◆ **GIVEN REQUEST**
Leave out any pictures and transcribe all other data below exactly.

◆ **AVAILABLE DATA**
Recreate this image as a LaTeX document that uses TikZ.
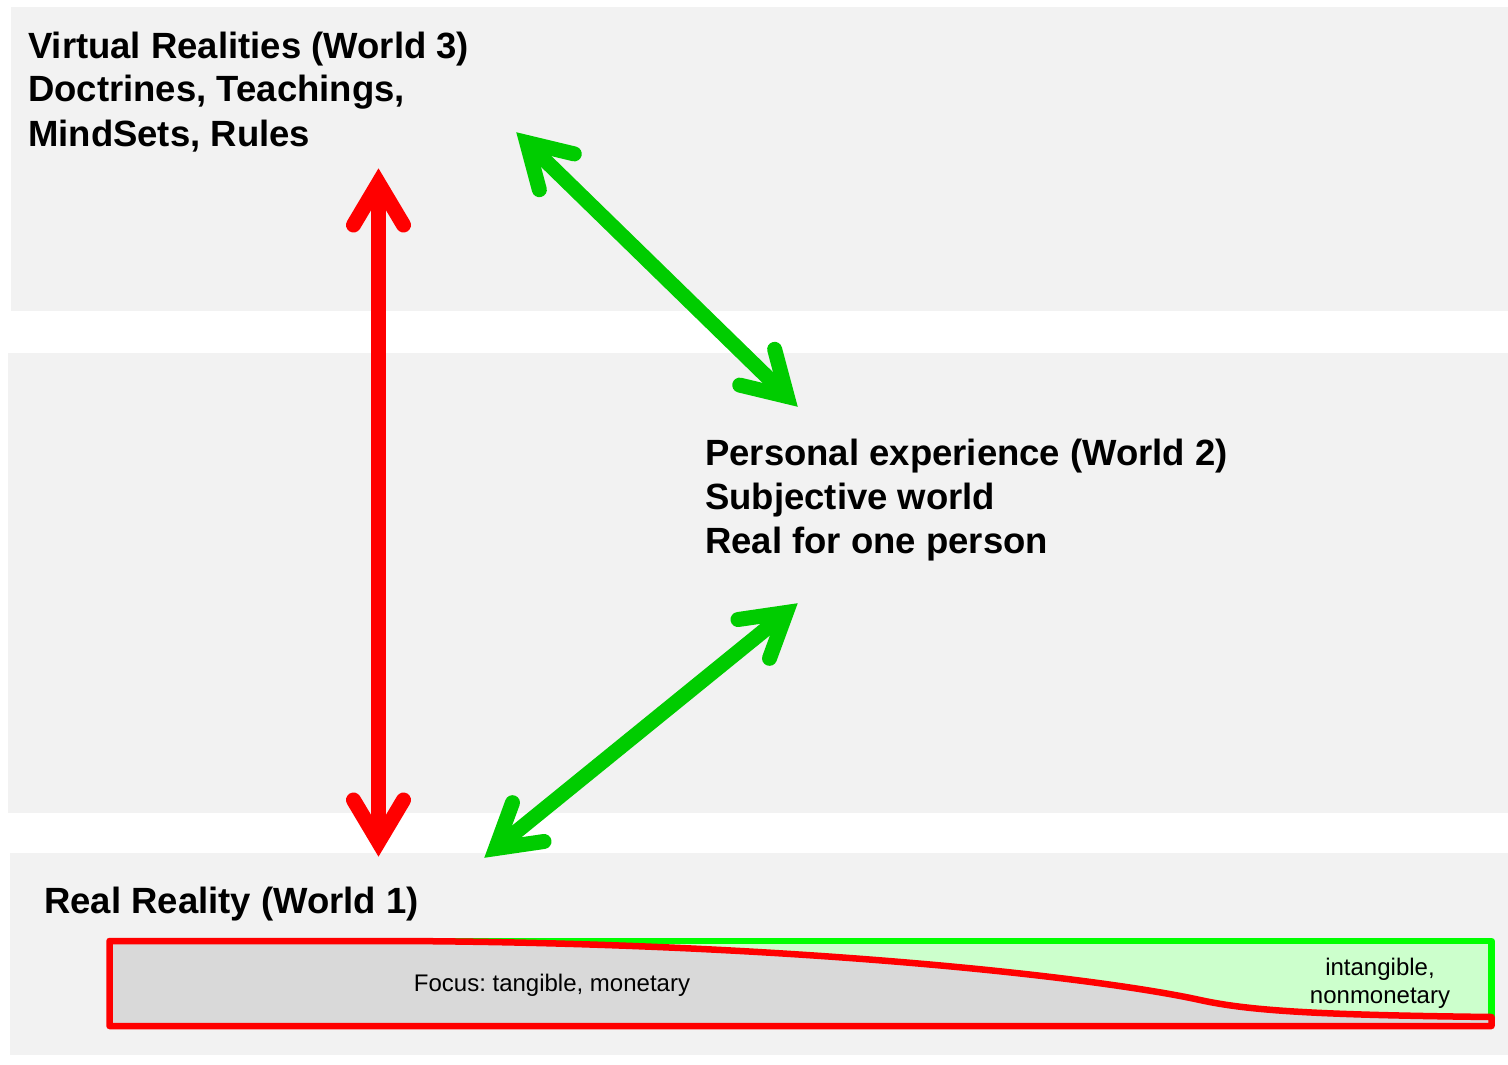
\documentclass[tikz,border=0pt]{standalone}
\usepackage{fontspec}
\setmainfont{Liberation Sans}
\usetikzlibrary{calc}
\frenchspacing
\definecolor{panel}{HTML}{F2F2F2}
\definecolor{arrred}{HTML}{FF0000}
\definecolor{arrgreen}{HTML}{00CC00}
\definecolor{linegreen}{HTML}{00FF00}
\definecolor{lightgreen}{HTML}{CCFFCC}
\definecolor{bargray}{HTML}{D9D9D9}
\tikzset{
  panelbox/.style={fill=panel, draw=none},
  bigtext/.style={font=\fontsize{36.5}{44}\selectfont\bfseries, align=left, inner sep=0pt, anchor=base west},
  smalltext/.style={font=\fontsize{24}{28}\selectfont, align=center, inner sep=0pt, anchor=base},
  shaftline/.style={line width=15pt, line cap=butt},
  headline/.style={line width=15pt, line cap=round, line join=miter},
  barline/.style={line width=6.5pt, line join=round}
}
% #1 colour, #2 other end, #3 tip
\newcommand\myhead[3]{%
  \coordinate (ah-apex) at ($(#3)!15pt!(#2)$);
  \coordinate (ah-back) at ($(#3)!57pt!(#2)$);
  \draw[headline, #1] ($(ah-back)!25pt!90:(#2)$) -- (ah-apex) -- ($(ah-back)!25pt!-90:(#2)$);
}
\newcommand\mydblarrow[3]{%
  \draw[shaftline, #1] ($(#2)!15pt!(#3)$) -- ($(#3)!15pt!(#2)$);
  \myhead{#1}{#2}{#3}
  \myhead{#1}{#3}{#2}
}
\begin{document}
\begin{tikzpicture}[x=1pt, y=-1pt]
\useasboundingbox (0,0) rectangle (1508,1065);
\fill[white] (0,0) rectangle (1508,1065);
% panels
\path[panelbox] (11,7) rectangle (1508,311);
\path[panelbox] (8,353) rectangle (1508,813);
\path[panelbox] (10,853) rectangle (1508,1055);
% texts (anchor is baseline of the last line)
\node[bigtext] (w3) at (28,146) {Virtual Realities (World 3)\\Doctrines, Teachings,\\MindSets, Rules};
\node[bigtext] (w2) at (705,553) {Personal experience (World 2)\\Subjective world\\Real for one person};
\node[bigtext] (w1) at (44,913) {Real Reality (World 1)};
% arrow end points
\coordinate (r1) at (378.5,168);
\coordinate (r2) at (378.5,857);
\coordinate (g1a) at (516,132);
\coordinate (g1b) at (798,407);
\coordinate (g2a) at (798,603);
\coordinate (g2b) at (484,858);
\mydblarrow{arrred}{r1}{r2}
\mydblarrow{arrgreen}{g1a}{g1b}
\mydblarrow{arrgreen}{g2a}{g2b}
% bottom bar
\coordinate (bl) at (109.5,1026);
\coordinate (tl) at (109.5,941);
\coordinate (tr) at (1491.5,941);
\coordinate (br) at (1491.5,1026);
\fill[lightgreen] (tl) rectangle (br);
\fill[bargray] (tl) -- (400,941) .. controls (800,943) and (1100,978) .. (1200,1000) .. controls (1250,1011) and (1320,1015) .. (1491.5,1017) -- (br) -- (bl) -- cycle;
\draw[barline, linegreen] (tl) -- (tr) -- (1491.5,1018);
\draw[barline, arrred] (tl) -- (400,941) .. controls (800,943) and (1100,978) .. (1200,1000) .. controls (1250,1011) and (1320,1015) .. (1491.5,1017) -- (br) -- (bl) -- cycle;
\node[smalltext] (focus) at (552,991) {Focus: tangible, monetary};
\node[smalltext] (intang) at (1380,1003) {intangible,\\nonmonetary};
\end{tikzpicture}
\end{document}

◆ **ANSWER FOR THE TASK**
Recreate this image as a LaTeX document that uses TikZ.
\documentclass[tikz,border=0pt]{standalone}
\usepackage{fontspec}
\setmainfont{Liberation Sans}
\usetikzlibrary{calc}
\frenchspacing
\definecolor{panel}{HTML}{F2F2F2}
\definecolor{arrred}{HTML}{FF0000}
\definecolor{arrgreen}{HTML}{00CC00}
\definecolor{linegreen}{HTML}{00FF00}
\definecolor{lightgreen}{HTML}{CCFFCC}
\definecolor{bargray}{HTML}{D9D9D9}
\tikzset{
  panelbox/.style={fill=panel, draw=none},
  bigtext/.style={font=\fontsize{36.5}{44}\selectfont\bfseries, align=left, inner sep=0pt, anchor=base west},
  smalltext/.style={font=\fontsize{24}{28}\selectfont, align=center, inner sep=0pt, anchor=base},
  shaftline/.style={line width=15pt, line cap=butt},
  headline/.style={line width=15pt, line cap=round, line join=miter},
  barline/.style={line width=6.5pt, line join=round}
}
% #1 colour, #2 other end, #3 tip
\newcommand\myhead[3]{%
  \coordinate (ah-apex) at ($(#3)!15pt!(#2)$);
  \coordinate (ah-back) at ($(#3)!57pt!(#2)$);
  \draw[headline, #1] ($(ah-back)!25pt!90:(#2)$) -- (ah-apex) -- ($(ah-back)!25pt!-90:(#2)$);
}
\newcommand\mydblarrow[3]{%
  \draw[shaftline, #1] ($(#2)!15pt!(#3)$) -- ($(#3)!15pt!(#2)$);
  \myhead{#1}{#2}{#3}
  \myhead{#1}{#3}{#2}
}
\begin{document}
\begin{tikzpicture}[x=1pt, y=-1pt]
\useasboundingbox (0,0) rectangle (1508,1065);
\fill[white] (0,0) rectangle (1508,1065);
% panels
\path[panelbox] (11,7) rectangle (1508,311);
\path[panelbox] (8,353) rectangle (1508,813);
\path[panelbox] (10,853) rectangle (1508,1055);
% texts (anchor is baseline of the last line)
\node[bigtext] (w3) at (28,146) {Virtual Realities (World 3)\\Doctrines, Teachings,\\MindSets, Rules};
\node[bigtext] (w2) at (705,553) {Personal experience (World 2)\\Subjective world\\Real for one person};
\node[bigtext] (w1) at (44,913) {Real Reality (World 1)};
% arrow end points
\coordinate (r1) at (378.5,168);
\coordinate (r2) at (378.5,857);
\coordinate (g1a) at (516,132);
\coordinate (g1b) at (798,407);
\coordinate (g2a) at (798,603);
\coordinate (g2b) at (484,858);
\mydblarrow{arrred}{r1}{r2}
\mydblarrow{arrgreen}{g1a}{g1b}
\mydblarrow{arrgreen}{g2a}{g2b}
% bottom bar
\coordinate (bl) at (109.5,1026);
\coordinate (tl) at (109.5,941);
\coordinate (tr) at (1491.5,941);
\coordinate (br) at (1491.5,1026);
\fill[lightgreen] (tl) rectangle (br);
\fill[bargray] (tl) -- (400,941) .. controls (800,943) and (1100,978) .. (1200,1000) .. controls (1250,1011) and (1320,1015) .. (1491.5,1017) -- (br) -- (bl) -- cycle;
\draw[barline, linegreen] (tl) -- (tr) -- (1491.5,1018);
\draw[barline, arrred] (tl) -- (400,941) .. controls (800,943) and (1100,978) .. (1200,1000) .. controls (1250,1011) and (1320,1015) .. (1491.5,1017) -- (br) -- (bl) -- cycle;
\node[smalltext] (focus) at (552,991) {Focus: tangible, monetary};
\node[smalltext] (intang) at (1380,1003) {intangible,\\nonmonetary};
\end{tikzpicture}
\end{document}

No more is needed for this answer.